Esther: LESS caricature, MORE character– depth and complexity and vulnerability, please.
THE PODCAST: They refer to it like it’s on the same level as NATIONAL SECURITY (eye. roll.) Either make the damn thing top-notch and super relevant or let it dissolve. I don’t buy that it’s some kind of amazing cast that everyone is waiting on from week to week.
Editorial Note: Agreed!
Takeaways:
- Yes to a spinoff involving Rabbi Shira. If this can’t happen then Beth will settle for a Rachel Bloom rom-dram vehicle. Preferably, using the novel she’s already written, which lo and behold she’s already envisioned Bloom for the protagonist - a strong Jewish female lead.

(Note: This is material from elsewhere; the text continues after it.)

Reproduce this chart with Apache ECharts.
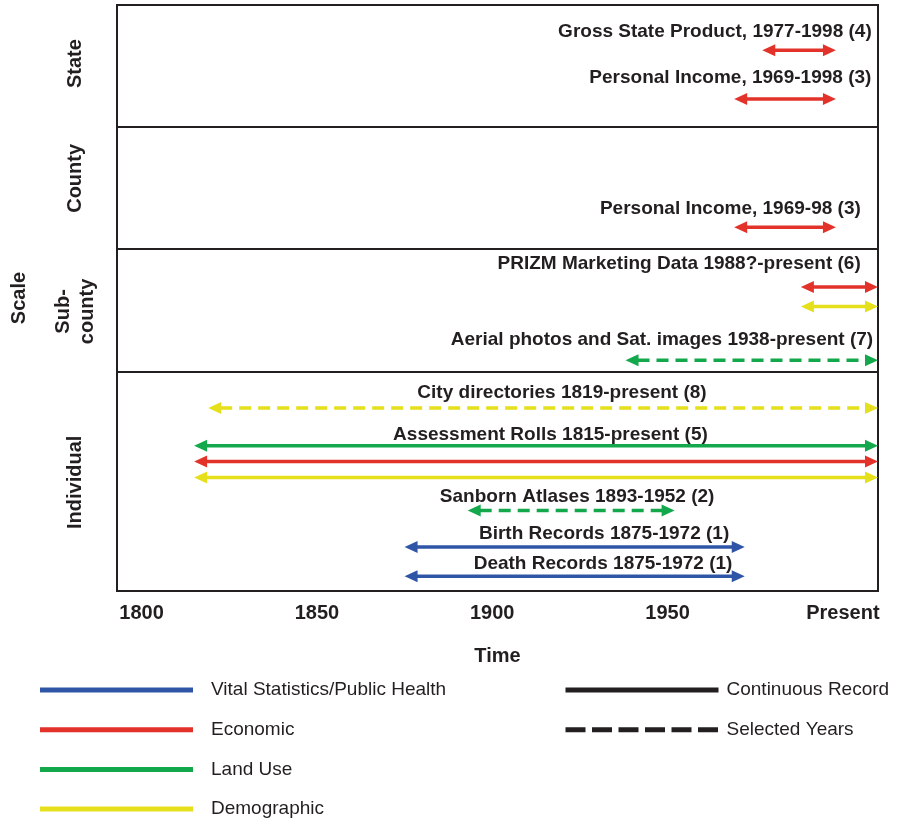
<!DOCTYPE html>
<html>
<head>
<meta charset="utf-8">
<title>Record sources by scale and time</title>
<script src="https://cdn.jsdelivr.net/npm/echarts@6/dist/echarts.min.js"></script>
<style>
  html, body { margin: 0; padding: 0; background: #ffffff; }
  #chart { width: 898px; height: 822px; }
</style>
</head>
<body>
<div id="chart"></div>
<script>
// ---- Data -----------------------------------------------------------------
// Time axis runs from just before 1800 to the present; open-ended records
// ("-present") run to the right edge.
const TIME_MIN = 1793;
const PRESENT = 2010;

const timeTicks = [1800, 1850, 1900, 1950, 2000];
const timeTickLabels = ['1800', '1850', '1900', '1950', 'Present'];

const scaleNames = ['State', 'County', 'Sub-\ncounty', 'Individual'];

const themes = ['Vital Statistics/Public Health', 'Economic', 'Land Use', 'Demographic'];
const recordings = ['Continuous Record', 'Selected Years'];

// One entry per record source
const sourceTitles = [
  'Gross State Product, 1977-1998 (4)',
  'Personal Income, 1969-1998 (3)',
  'Personal Income, 1969-98 (3)',
  'PRIZM Marketing Data 1988?-present (6)',
  'Aerial photos and Sat. images 1938-present (7)',
  'City directories 1819-present (8)',
  'Assessment Rolls 1815-present (5)',
  'Sanborn Atlases 1893-1952 (2)',
  'Birth Records 1875-1972 (1)',
  'Death Records 1875-1972 (1)'
];
const sourceScale = ['State', 'State', 'County', 'Sub-\ncounty', 'Sub-\ncounty',
  'Individual', 'Individual', 'Individual', 'Individual', 'Individual'];
const sourceFrom = [1977, 1969, 1969, 1988, 1938, 1819, 1815, 1893, 1875, 1875];
const sourceTo = [1998, 1998, 1998, PRESENT, PRESENT, PRESENT, PRESENT, 1952, 1972, 1972];
const sourceThemes = [
  ['Economic'],
  ['Economic'],
  ['Economic'],
  ['Economic', 'Demographic'],
  ['Land Use'],
  ['Demographic'],
  ['Land Use', 'Economic', 'Demographic'],
  ['Land Use'],
  ['Vital Statistics/Public Health'],
  ['Vital Statistics/Public Health']
];
const sourceRecording = [
  'Continuous Record', 'Continuous Record', 'Continuous Record', 'Continuous Record',
  'Selected Years', 'Selected Years', 'Continuous Record', 'Selected Years',
  'Continuous Record', 'Continuous Record'
];

// ---- Layout ---------------------------------------------------------------
// Vertical axis units: each scale band is 10 units tall, Individual is 18.
const scaleBounds = [0, 10, 20, 30, 48];
const scaleLabelAt = [4.8, 14.2, 25.1, 39.1];
// lane of each arrow of each source (same order as sourceThemes)
const arrowLanes = [[3.7], [7.7], [18.2], [23.1, 24.7], [29.1], [33.0],
  [36.1, 37.4, 38.7], [41.4], [44.4], [46.8]];
// centre of each source title: [year, lane]
const titleAnchors = [
  [1963.5, 2.2], [1967.9, 6.0], [1967.9, 16.7], [1953.3, 21.2], [1948.4, 27.4],
  [1919.9, 31.8], [1916.6, 35.2], [1924.2, 40.3], [1931.9, 43.3], [1931.6, 45.8]
];

// ---- Style ----------------------------------------------------------------
const INK = '#231f20';
const FONT = '"Liberation Sans", Arial, Helvetica, sans-serif';
const themeColors = {
  'Vital Statistics/Public Health': '#2f56a6',
  'Economic': '#e3322a',
  'Land Use': '#13a84b',
  'Demographic': '#e5e01b'
};
const SELECTED_DASH = [12, 7];

// Double-headed arrow between two years on one lane
function renderArrow(params, api) {
  const lane = api.value(2);
  const a = api.coord([api.value(0), lane]);
  const b = api.coord([api.value(1), lane]);
  const color = api.visual('color');
  const dashed = api.value(3) === 1;
  const L = 13, H = 6;
  return {
    type: 'group',
    children: [
      {
        type: 'line',
        shape: { x1: a[0] + L - 1, y1: a[1], x2: b[0] - L + 1, y2: b[1] },
        style: { stroke: color, lineWidth: 3.5, lineDash: dashed ? SELECTED_DASH : null }
      },
      {
        type: 'polygon',
        shape: { points: [[a[0], a[1]], [a[0] + L, a[1] - H], [a[0] + L, a[1] + H]] },
        style: { fill: color }
      },
      {
        type: 'polygon',
        shape: { points: [[b[0], b[1]], [b[0] - L, b[1] - H], [b[0] - L, b[1] + H]] },
        style: { fill: color }
      }
    ]
  };
}

function renderTitle(params, api) {
  const p = api.coord([api.value(0), api.value(1)]);
  return {
    type: 'text',
    x: p[0],
    y: p[1],
    style: {
      text: sourceTitles[params.dataIndex],
      fill: INK,
      fontSize: 19,
      fontWeight: 'bold',
      fontFamily: FONT,
      align: 'center',
      verticalAlign: 'middle'
    }
  };
}

const arrowSeries = themes.map(function (theme) {
  const data = [];
  sourceTitles.forEach(function (title, i) {
    sourceThemes[i].forEach(function (th, k) {
      if (th === theme) {
        data.push([sourceFrom[i], sourceTo[i], arrowLanes[i][k],
          sourceRecording[i] === 'Selected Years' ? 1 : 0]);
      }
    });
  });
  return {
    type: 'custom',
    name: theme,
    coordinateSystem: 'cartesian2d',
    encode: { x: [0, 1], y: 2 },
    itemStyle: { color: themeColors[theme] },
    renderItem: renderArrow,
    clip: false,
    silent: true,
    z: 3,
    data: data
  };
});

const titleSeries = {
  type: 'custom',
  name: 'titles',
  coordinateSystem: 'cartesian2d',
  encode: { x: 0, y: 1 },
  renderItem: renderTitle,
  clip: false,
  silent: true,
  z: 4,
  data: titleAnchors,
  markLine: {
    silent: true,
    symbol: ['none', 'none'],
    label: { show: false },
    lineStyle: { color: INK, width: 2, type: 'solid' },
    data: scaleBounds.slice(1, -1).map(function (v) { return { yAxis: v }; })
  }
};

// Empty line series that only feed the line-style legend;
// the point marker is transparent so only the stroke shows.
const recordingSeries = recordings.map(function (name) {
  return {
    type: 'line',
    name: name,
    symbol: 'none',
    showSymbol: false,
    data: [],
    lineStyle: { color: INK, width: 5, type: name === 'Selected Years' ? [20, 6.5] : 'solid' },
    itemStyle: { color: 'rgba(0,0,0,0)' }
  };
});

const legendText = { fontSize: 19, color: INK, fontFamily: FONT, lineHeight: 20 };

const chart = echarts.init(document.getElementById('chart'), null, { renderer: 'canvas' });

chart.setOption({
  animation: false,
  backgroundColor: '#ffffff',
  textStyle: { fontFamily: FONT, color: INK },
  grid: {
    left: 117, right: 20, top: 5, bottom: 231,
    show: true, borderColor: INK, borderWidth: 2,
    containLabel: false, outerBoundsMode: 'none'
  },
  xAxis: {
    type: 'value',
    min: TIME_MIN,
    max: PRESENT,
    axisLine: { show: false },
    axisTick: { show: false },
    splitLine: { show: false },
    axisLabel: {
      customValues: timeTicks,
      formatter: function (v) { return timeTickLabels[timeTicks.indexOf(v)]; },
      margin: 12,
      fontSize: 20,
      fontWeight: 'bold',
      color: INK,
      fontFamily: FONT
    },
    name: 'Time',
    nameLocation: 'middle',
    nameGap: 55,
    nameTextStyle: { fontSize: 20, fontWeight: 'bold', color: INK, fontFamily: FONT }
  },
  yAxis: {
    type: 'value',
    inverse: true,
    min: scaleBounds[0],
    max: scaleBounds[scaleBounds.length - 1],
    axisLine: { show: false },
    axisTick: { show: false },
    splitLine: { show: false },
    axisLabel: {
      customValues: scaleLabelAt,
      formatter: function (v) { return scaleNames[scaleLabelAt.indexOf(v)]; },
      rotate: 90,
      align: 'center',
      verticalAlign: 'middle',
      margin: 42,
      lineHeight: 24,
      fontSize: 20,
      fontWeight: 'bold',
      color: INK,
      fontFamily: FONT
    },
    name: 'Scale',
    nameLocation: 'middle',
    nameRotate: 90,
    nameGap: 88,
    nameTextStyle: { fontSize: 20, fontWeight: 'bold', color: INK, fontFamily: FONT }
  },
  legend: [
    {
      data: themes.map(function (n) { return { name: n, icon: 'rect' }; }),
      orient: 'vertical',
      left: 40,
      top: 680,
      height: 160,
      padding: 0,
      itemWidth: 153,
      itemHeight: 5,
      itemGap: 19.7,
      selectedMode: false,
      textStyle: Object.assign({ padding: [0, 0, 0, 13] }, legendText)
    },
    {
      data: recordings,
      orient: 'vertical',
      left: 563,
      top: 680,
      height: 100,
      padding: 0,
      itemWidth: 153,
      itemHeight: 5,
      itemGap: 19.7,
      selectedMode: false,
      lineStyle: { width: 5 },
      textStyle: Object.assign({ padding: [0, 0, 0, 3] }, legendText)
    }
  ],
  series: arrowSeries.concat([titleSeries]).concat(recordingSeries)
});
</script>
</body>
</html>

Here’s Looking at You for the KEEPING THE FAITH Nod
Lior, take it away…
I just want to take a moment to talk about the (maybe) OG hot rabbi. Jake Schram walked so Rabbi Noah Roklov could run. If you’re not sure what I’m talking about, I’m referring to Ben Stiller’s 2000 movie Keeping the Faith. The movie was written by a Jewish writer, Stuart Blumberg and directed by Edward Norton. There are so many ways in which Keeping the Faith, which is all about a childhood love triangle between a rabbi (Stiller’s Rabbi Schram,) a priest (played by a very easy-on-the-eyes Ed Norton, who may be the OG hot priest, too) and their childhood best friend, Anna Riley (Jenna Elfman, who played the Jew-ish Dharma in “Dharma and Greg”), is better than “Nobody Wants This. It’s a much more profound exploration of Judaism.
Stiller, was after all, raised in a Jewish home and there’s something about bringing his lived Jewish experience to this role that makes it all the more impactful. It does such a good job at showing that the problem of interfaith dating is sometimes overblown, and it’s swoon-y and romantic and reverent. But it falls into the same trap that Nobody Wants This. does when it comes to Jewish women — in the movie, Lisa Edelstein plays a super crazy, unlikeable Jewish girl that Jake’s mother makes him go on a date. This clip of Lisa below — who is genuinely so good and funny in this role, it’s not her fault — is even more cringe-worthy than most of the Jewish women in Nobody Wants This. She literally beats a homeless man on their date!
Tick Tock Tick Tock
As much as I hate to say “goodbye” to this Season 1 review with the Pop Culturistas, the time has come. Due to overwhelming popularity, we will be back, however.
Thank you Ingrid, Sheila, and Lior for hanging on the virtual couch with me.
Let’s Discuss - Sound Off!
What do you hope to see in season 2?
Bad Monkey thoughts?
Any takers for Keeping the Faith? I might have to go back and watch it again this weekend!
Things you’d like to see in our next panel…
Don’t Forget! We are Rebranding October “The Love & Healing” Month so Leave the Gore and the Horror Elsewhere
The October Romance Film Lover’s Club - Movie of the Week is PAST LIVES. [Trailer] I dare you not to tear up as you watch the trailer. It’s probably the most persuasive and moving film preview I’ve seen in the past few years. If it doesn’t make you want to watch it, I owe you a bagel.
Subscriber Chat [link] Will Start on Sunday, October 13th. While you’re there, visit our Roman Holiday thread. It was a blast! Thanks
for making it so. 🔗
Bad Monkey had great characters I enjoyed spending time with, and it'll be hard to come up with better baddies than Meredith Hagner and Rob Delaney. They were both outrageous and so much fun to watch.
I looked forward to Slow Horses more than Bad Monkey, but was disappointed there wasn't more Gary Oldman, who really makes the show for me. A panel on Slow Horses would be great as the critics' ratings are high but I wasn't as wowed by this season. Although Hugo Weaving and James Callis are excellent additions. But wondering if I'm alone in wanting more Gary!
Re: Bad Monkey, which I loved. I can see your argument about tone deaf. I loved the show (admittedly Toronto doesn't get hit by hurricanes.) There was a real karmic elements into it that really spoke to me. The finale was a bit *too* karmic but still worked.